Does resentful mean jealous?
‘Resentful’ isn’t a synonym for ‘jealous,’ but it is possible to feel resentful as a result of feeling jealous. For example, someone who loses out on a promotion at work to a coworker may feel disappointment and jealousy related to that coworker’s new position and salary. This emotion could coexist with or turn into resentment and bitterness over time, as the person who wasn’t promoted may feel that their coworker doesn’t deserve it or got it through illegitimate means.
Is resentment a feeling or thought?
Like most feelings, resentment is an emotion that arises as a result of a thought. That’s why cognitive behavioral therapy (CBT) can be so helpful for individuals who are grappling with difficult feelings like this or who are looking to gain better emotional control in general.
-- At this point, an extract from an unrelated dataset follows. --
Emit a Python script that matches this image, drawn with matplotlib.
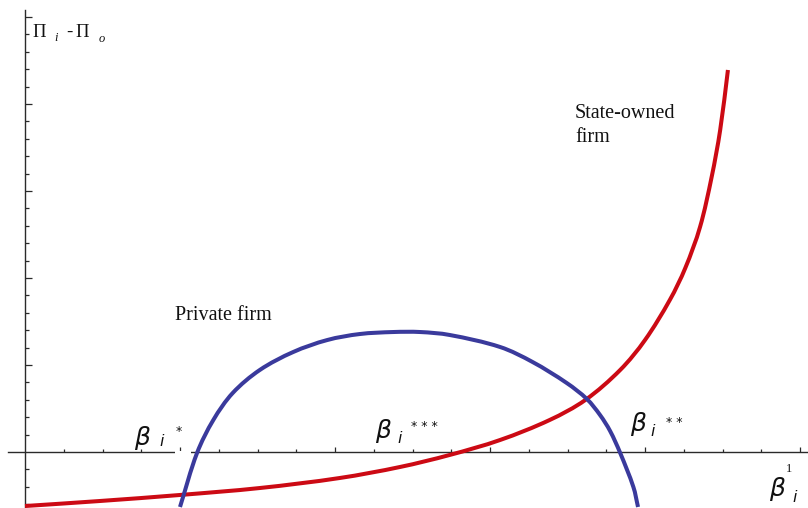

Its key principle is helping people become aware of their thoughts so they can examine them and decide whether they’re truthful and helpful before allowing themselves to react emotionally.
Does resentment mean to feel again?
Yes; the word ‘resentment’ comes from an old Italian or French word meaning ‘to feel,’ with the ‘re’ modifier meaning ‘again.’ Resentment is the act of feeling the pain, anger, or frustration of a past hurt or injustice again and again, causing feelings of bitterness and other signs of resentment to form.
Does resent mean hate?
Resentment can sometimes coexist with or develop into hatred, but this isn’t always the case. For example, a person could feel some resentment toward someone they love for something relatively minor they did, but not hate them for it. Speaking about the incident or action that caused the feeling of resentment as soon as possible can be especially effective in helping it not turn into hatred over time, which can have a significant negative impact on a relationship.
What is an example of resenting?
An example of resenting is finding out that a promotion at work that you applied for was given to a coworker instead, and then feeling angry and bitter toward them for being awarded what you feel you deserved more. This feeling could make you act coldly toward your coworker and may poison your relationship and potentially jeopardize your job if you’re unable to properly acknowledge and address it.